TIG argued, among other things, that the insured v. insured exclusion in the primary policy applied to bar coverage. Specifically, TIG argued that Wojtunik became the president of IFC-ANA and thus was a director or officer of IFC as that those terms were defined by the policy. The basis for TIG’s assertion was a copy of Wojtunik’s employment agreement with IFC-ANA, which stated that upon the merger, Wojtunik would become president of the newly formed entity. IFC argued that Wojtunik was not the president of IFC-ANA. The court agreed with IFC, relying on the policy definition of “director(s) and officer(s),” which stated, in pertinent part, that the individual must be “duly elected or appointed.” While the court conceded that Wojtunik may have had responsibilities similar to that of a company president, the court ultimately found it determinative that he was never duly elected or appointed to this role by the IFC-ANA board. As such, the court concluded that Wojtunik did not qualify as an “insured” under the policy as a director or officer, and as such, the exclusion did not apply.

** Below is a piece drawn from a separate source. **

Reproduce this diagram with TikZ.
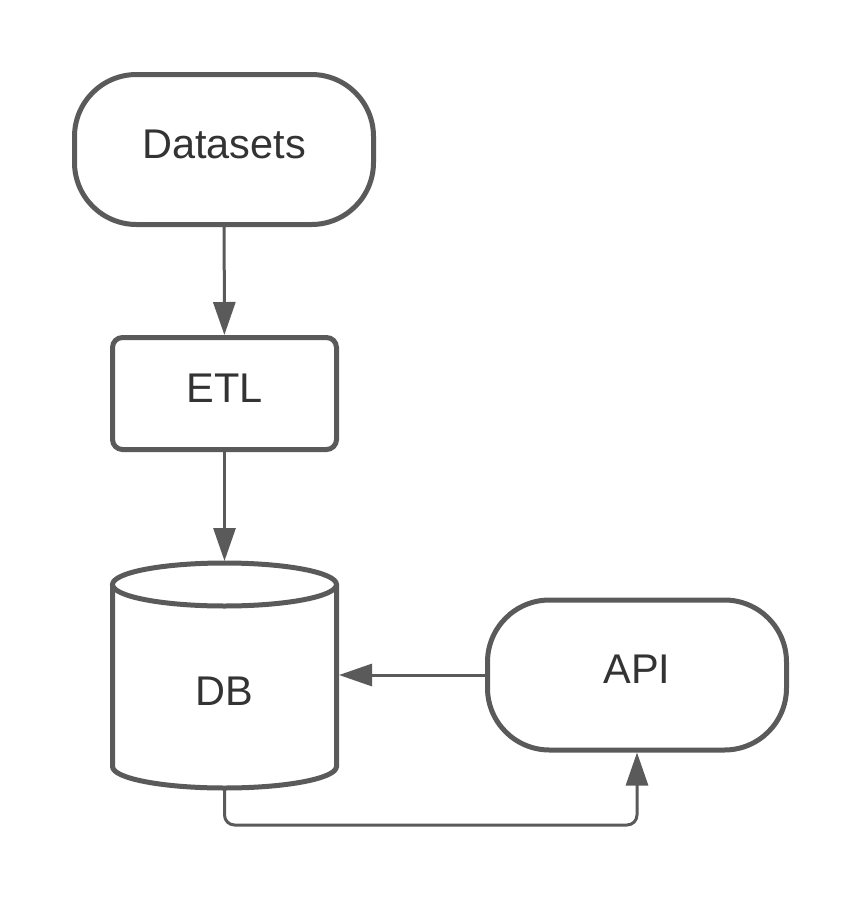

The court also rejected TIG’s argument that Wojtunik qualified as an insured for the purpose of the exclusion based on an endorsement to the policy that expanded the definition of “director(s) and officer(s)” to include past, present or future employees, but only for the purpose of securities claims. The court agreed that the purpose of the endorsement was to limited to broadening coverage for the purpose of defending securities claims against the company. Because the endorsement was silent as to the insured v. insured exclusion, explained the court, it could not be read as expanding the definition of “insured” as used in the exclusion.
The court also considered TIG’s argument that the policy’s fraud exclusion precluded coverage for the settlement. The exclusion applied to claims arising out of any deliberate act of fraud, “provided, however, this exclusion shall not apply unless a judgment or other final adjudication adverse to any of the Insureds in such Claim shall establish that such Insureds committed such ... deliberate fraudulent act.” The court rejected TIG’s argument that the Damron agreement could be considered a “final adjudication,” and in any event, the agreement did not contain an admission of liability. The court further relied on established Arizona precedent that a consent agreement cannot be considered the result of litigation.
Finally, the court considered TIG’s argument that the amount paid pursuant to the Damron agreement could not be considered “loss” for the purpose of the policy, but rather rescissionary damages not insurable as a matter of law. In reaching this conclusion, the court relied on a technical reading of the damages sought in the underlying complaint. Specifically, Wojtunik sought compensatory damages and punitive relief rather than rescissionary relief. This was necessitated by the fact that IFC was in bankruptcy at the time suit was filed. While IFC received the benefit of the bargain, Wojtunik could not sue IFC for rescission. Thus, the only relief available to him was to sue the IFC directors and officers individually and seek from them compensatory and punitive damages for the actions of IFC.